### Given exercise
Transcribe the lines below verbatim, skipping the images.

### Data segment
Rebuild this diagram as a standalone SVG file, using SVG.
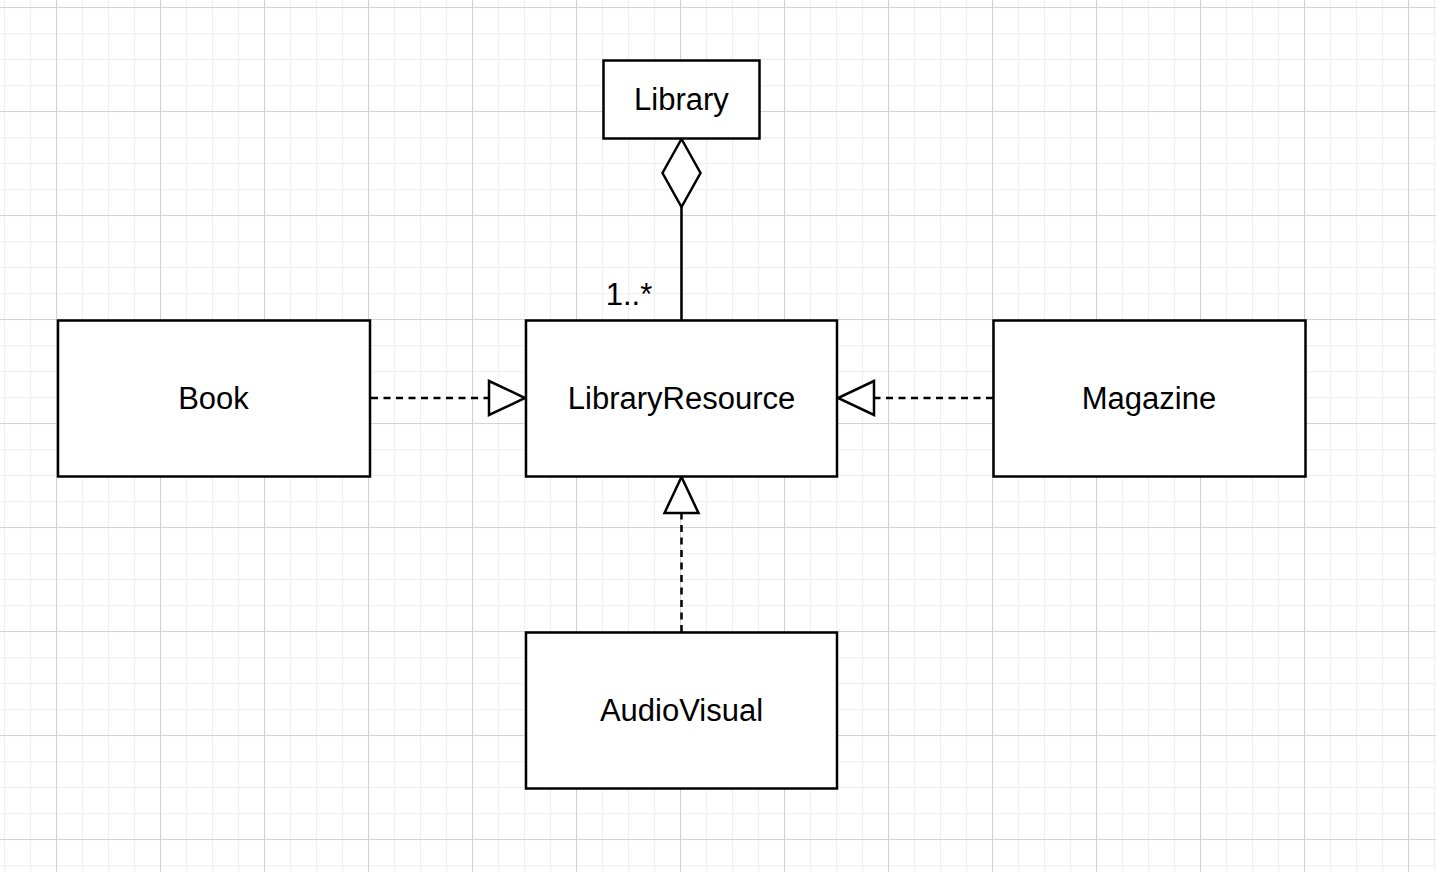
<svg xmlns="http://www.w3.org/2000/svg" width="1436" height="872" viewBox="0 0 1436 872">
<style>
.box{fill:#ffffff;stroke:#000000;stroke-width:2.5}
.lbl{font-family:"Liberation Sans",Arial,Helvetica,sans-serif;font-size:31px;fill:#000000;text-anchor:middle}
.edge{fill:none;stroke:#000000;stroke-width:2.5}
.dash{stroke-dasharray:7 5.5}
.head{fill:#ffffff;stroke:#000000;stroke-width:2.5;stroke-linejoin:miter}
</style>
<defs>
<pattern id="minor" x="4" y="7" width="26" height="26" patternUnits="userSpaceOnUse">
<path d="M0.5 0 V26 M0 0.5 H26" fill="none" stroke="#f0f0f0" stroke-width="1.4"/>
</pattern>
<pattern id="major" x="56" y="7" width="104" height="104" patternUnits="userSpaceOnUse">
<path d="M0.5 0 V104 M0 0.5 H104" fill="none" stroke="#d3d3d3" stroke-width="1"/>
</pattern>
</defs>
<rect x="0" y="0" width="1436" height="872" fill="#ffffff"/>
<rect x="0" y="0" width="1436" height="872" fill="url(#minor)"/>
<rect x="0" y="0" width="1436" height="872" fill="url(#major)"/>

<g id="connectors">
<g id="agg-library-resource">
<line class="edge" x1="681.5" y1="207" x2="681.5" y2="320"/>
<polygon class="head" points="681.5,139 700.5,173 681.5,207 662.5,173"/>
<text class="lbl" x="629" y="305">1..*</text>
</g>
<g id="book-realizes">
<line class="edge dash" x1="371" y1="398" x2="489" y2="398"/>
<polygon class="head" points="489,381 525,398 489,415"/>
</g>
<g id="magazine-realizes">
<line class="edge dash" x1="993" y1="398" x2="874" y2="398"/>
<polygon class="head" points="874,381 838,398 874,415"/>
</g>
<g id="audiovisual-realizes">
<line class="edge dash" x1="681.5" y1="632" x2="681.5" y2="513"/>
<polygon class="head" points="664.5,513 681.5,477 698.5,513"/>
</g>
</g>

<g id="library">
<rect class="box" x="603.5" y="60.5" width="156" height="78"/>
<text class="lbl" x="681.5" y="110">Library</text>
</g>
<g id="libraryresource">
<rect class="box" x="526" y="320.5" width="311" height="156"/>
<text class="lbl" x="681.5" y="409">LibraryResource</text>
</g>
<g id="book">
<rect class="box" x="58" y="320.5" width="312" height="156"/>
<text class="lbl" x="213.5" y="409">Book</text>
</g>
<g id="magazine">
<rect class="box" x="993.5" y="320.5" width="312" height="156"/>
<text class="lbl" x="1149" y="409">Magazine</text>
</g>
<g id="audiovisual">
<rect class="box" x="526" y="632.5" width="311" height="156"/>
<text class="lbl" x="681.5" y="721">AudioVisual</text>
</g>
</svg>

### Result of the exercise
Rebuild this diagram as a standalone SVG file, using SVG.
<svg xmlns="http://www.w3.org/2000/svg" width="1436" height="872" viewBox="0 0 1436 872">
<style>
.box{fill:#ffffff;stroke:#000000;stroke-width:2.5}
.lbl{font-family:"Liberation Sans",Arial,Helvetica,sans-serif;font-size:31px;fill:#000000;text-anchor:middle}
.edge{fill:none;stroke:#000000;stroke-width:2.5}
.dash{stroke-dasharray:7 5.5}
.head{fill:#ffffff;stroke:#000000;stroke-width:2.5;stroke-linejoin:miter}
</style>
<defs>
<pattern id="minor" x="4" y="7" width="26" height="26" patternUnits="userSpaceOnUse">
<path d="M0.5 0 V26 M0 0.5 H26" fill="none" stroke="#f0f0f0" stroke-width="1.4"/>
</pattern>
<pattern id="major" x="56" y="7" width="104" height="104" patternUnits="userSpaceOnUse">
<path d="M0.5 0 V104 M0 0.5 H104" fill="none" stroke="#d3d3d3" stroke-width="1"/>
</pattern>
</defs>
<rect x="0" y="0" width="1436" height="872" fill="#ffffff"/>
<rect x="0" y="0" width="1436" height="872" fill="url(#minor)"/>
<rect x="0" y="0" width="1436" height="872" fill="url(#major)"/>

<g id="connectors">
<g id="agg-library-resource">
<line class="edge" x1="681.5" y1="207" x2="681.5" y2="320"/>
<polygon class="head" points="681.5,139 700.5,173 681.5,207 662.5,173"/>
<text class="lbl" x="629" y="305">1..*</text>
</g>
<g id="book-realizes">
<line class="edge dash" x1="371" y1="398" x2="489" y2="398"/>
<polygon class="head" points="489,381 525,398 489,415"/>
</g>
<g id="magazine-realizes">
<line class="edge dash" x1="993" y1="398" x2="874" y2="398"/>
<polygon class="head" points="874,381 838,398 874,415"/>
</g>
<g id="audiovisual-realizes">
<line class="edge dash" x1="681.5" y1="632" x2="681.5" y2="513"/>
<polygon class="head" points="664.5,513 681.5,477 698.5,513"/>
</g>
</g>

<g id="library">
<rect class="box" x="603.5" y="60.5" width="156" height="78"/>
<text class="lbl" x="681.5" y="110">Library</text>
</g>
<g id="libraryresource">
<rect class="box" x="526" y="320.5" width="311" height="156"/>
<text class="lbl" x="681.5" y="409">LibraryResource</text>
</g>
<g id="book">
<rect class="box" x="58" y="320.5" width="312" height="156"/>
<text class="lbl" x="213.5" y="409">Book</text>
</g>
<g id="magazine">
<rect class="box" x="993.5" y="320.5" width="312" height="156"/>
<text class="lbl" x="1149" y="409">Magazine</text>
</g>
<g id="audiovisual">
<rect class="box" x="526" y="632.5" width="311" height="156"/>
<text class="lbl" x="681.5" y="721">AudioVisual</text>
</g>
</svg>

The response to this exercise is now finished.